Strauss’s pedagogical method

Strauss’s pedagogical method was famous for its simplicity and directness.  A student would be asked to read a passage from the work being discussed; Strauss would make a comment or two, noting contradictions or discrepancies with earlier passages; a student might then raise a question, which would lead Strauss to digress, taking it to a much higher level and illustrating with with often earthy examples.  (He was particularly fond of examples from a newspaper advice column of the time, “Dear Abby.”)  Then on to the next passage.
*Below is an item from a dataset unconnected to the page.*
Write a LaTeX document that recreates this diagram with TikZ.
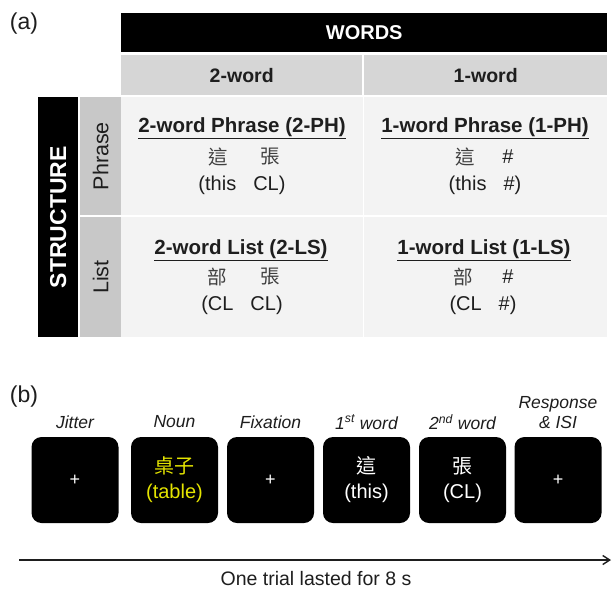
\documentclass[tikz,border=0pt]{standalone}
\usepackage{fontspec}
\setmainfont{Liberation Sans}
\newfontfamily\cjk{Noto Sans CJK TC}
\usetikzlibrary{arrows.meta}
\definecolor{hdrgray}{RGB}{214,214,214}
\definecolor{colgray}{RGB}{200,200,200}
\definecolor{cellgray}{RGB}{243,243,243}
\definecolor{txt}{RGB}{30,30,30}
\definecolor{nounyellow}{RGB}{228,228,0}
\begin{document}
\begin{tikzpicture}[x=1pt,y=-1pt,
  blk/.style={fill=black,text=white,inner sep=0pt,anchor=north west},
  hdr/.style={fill=hdrgray,text=txt,inner sep=0pt,anchor=north west,font=\bfseries\fontsize{19.5}{22}\selectfont},
  colh/.style={fill=colgray,text=txt,inner sep=0pt,anchor=north west},
  cell/.style={fill=cellgray,inner sep=0pt,anchor=north west},
  ttl/.style={text=txt,font=\bfseries\fontsize{20.5}{23}\selectfont,inner sep=0pt},
  ch/.style={text=txt!85,font=\cjk\fontsize{19.5}{22}\selectfont,inner sep=0pt},
  par/.style={text=txt,font=\fontsize{20}{23}\selectfont,inner sep=0pt},
  scr/.style={fill=black,rounded corners=10pt,minimum width=87pt,minimum height=86pt,inner sep=0pt},
  lab/.style={text=txt,font=\itshape\fontsize{17.5}{19}\selectfont,inner sep=0pt,align=center},
  intext/.style={text=white,font=\fontsize{20}{25}\selectfont,align=center,inner sep=0pt},
  plus/.style={text=white,font=\fontsize{18}{20}\selectfont,inner sep=0pt}
]
\useasboundingbox[fill=white] (0,0) rectangle (612,590);

% panel labels
\node[font=\fontsize{23}{26}\selectfont,text=txt,inner sep=0pt] (pa) at (24,24) {(a)};
\node[font=\fontsize{23}{26}\selectfont,text=txt,inner sep=0pt] (pb) at (24,397) {(b)};

% table headers
\node[blk,minimum width=486pt,minimum height=39pt,font=\bfseries\fontsize{20}{22}\selectfont] (words) at (121,13) {WORDS};
\node[hdr,minimum width=241pt,minimum height=40pt] (h2) at (121,55) {2-word};
\node[hdr,minimum width=243pt,minimum height=40pt] (h1) at (364,55) {1-word};

\node[blk,minimum width=40pt,minimum height=240pt] (struct) at (38,97) {};
\node[text=white,font=\bfseries\fontsize{23}{26}\selectfont,rotate=90,inner sep=0pt] (structt) at (struct.center) {STRUCTURE};
\node[colh,minimum width=41pt,minimum height=118pt] (cph) at (80,97) {};
\node[text=txt,font=\fontsize{21.5}{24}\selectfont,rotate=90,inner sep=0pt] (cpht) at (cph.center) {Phrase};
\node[colh,minimum width=41pt,minimum height=120pt] (cls) at (80,217) {};
\node[text=txt,font=\fontsize{21.5}{24}\selectfont,rotate=90,inner sep=0pt] (clst) at (cls.center) {List};

% cells
\node[cell,minimum width=242pt,minimum height=118pt] (c11) at (121,97) {};
\node[cell,minimum width=243pt,minimum height=118pt] (c12) at (364,97) {};
\node[cell,minimum width=242pt,minimum height=120pt] (c21) at (121,217) {};
\node[cell,minimum width=243pt,minimum height=120pt] (c22) at (364,217) {};

% cell texts: 2-PH
\node[ttl] (t11) at (242,128) {\underline{2-word Phrase (2-PH)}};
\node[ch] (k11a) at (218,157) {這};
\node[ch] (k11b) at (270,157) {張};
\node[par] (p11) at (242,185) {(this\hspace{17pt}CL)};
% 1-PH
\node[ttl] (t12) at (485,128) {\underline{1-word Phrase (1-PH)}};
\node[ch] (k12a) at (465,157) {這};
\node[par] (k12b) at (508,157) {\#};
\node[par] (p12) at (485,185) {(this\hspace{17pt}\#)};
% 2-LS
\node[ttl] (t21) at (241,250) {\underline{2-word List (2-LS)}};
\node[ch] (k21a) at (217,277) {部};
\node[ch] (k21b) at (270,277) {張};
\node[par] (p21) at (242,305) {(CL\hspace{17pt}CL)};
% 1-LS
\node[ttl] (t22) at (484,250) {\underline{1-word List (1-LS)}};
\node[ch] (k22a) at (463,277) {部};
\node[par] (k22b) at (508,277) {\#};
\node[par] (p22) at (483,305) {(CL\hspace{17pt}\#)};

% (b) screens
\node[scr] (s1) at (75,480) {};
\node[scr] (s2) at (174.5,480) {};
\node[scr] (s3) at (270.5,480) {};
\node[scr] (s4) at (366.5,480) {};
\node[scr] (s5) at (462.5,480) {};
\node[scr] (s6) at (558,480) {};

\node[plus] (x1) at (s1.center) {+};
\node[intext,text=nounyellow] (x2) at (s2.center) {{\cjk 桌子}\\(table)};
\node[plus] (x3) at (s3.center) {+};
\node[intext] (x4) at (s4.center) {{\cjk 這}\\(this)};
\node[intext] (x5) at (s5.center) {{\cjk 張}\\(CL)};
\node[plus] (x6) at (s6.center) {+};

\node[lab] (l1) at (75,422) {Jitter};
\node[lab] (l2) at (174.5,422) {Noun};
\node[lab] (l3) at (270.5,422) {Fixation};
\node[lab] (l4) at (366.5,422) {1\textsuperscript{st} word};
\node[lab] (l5) at (462.5,422) {2\textsuperscript{nd} word};
\node[lab,anchor=south] (l6) at (558,429) {Response\\[1pt]\& ISI};

% timeline
\coordinate (tl) at (19,560);
\coordinate (tr) at (611,560);
\draw[line width=1.4pt,txt,-{Straight Barb[length=7pt,width=9pt]}] (tl) -- (tr);
\node[text=txt,font=\fontsize{19.5}{22}\selectfont,inner sep=0pt] (tt) at (316,579) {One trial lasted for 8 s};
\end{tikzpicture}
\end{document}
That is from Mark Lilla’s new book The Shipwrecked Mind: On Political Reaction.  There is also this bit from the book:

Michel Houellebecq is not angry.  He does not have a program, and he is not shaking his fist at the nation’s traitors…He appears genuinely to believe that France has, regrettably and irretrievably, lost its sense of self, but not because of feminism or immigration or the European Union or globalization.  Those are just symptoms of a crisis that was set off two centuries ago when Europeans made a wager on history: that the more they extended human freedom, the happier they would be.  For him, that wager has been lost.  And so the continent is adrift and susceptible to a much older temptation, to submit to those claiming to speak for God.  Who remains as remote and as silent as ever.

I enjoy such books.  But in earlier times I preferred Ann Landers to Dear Abby.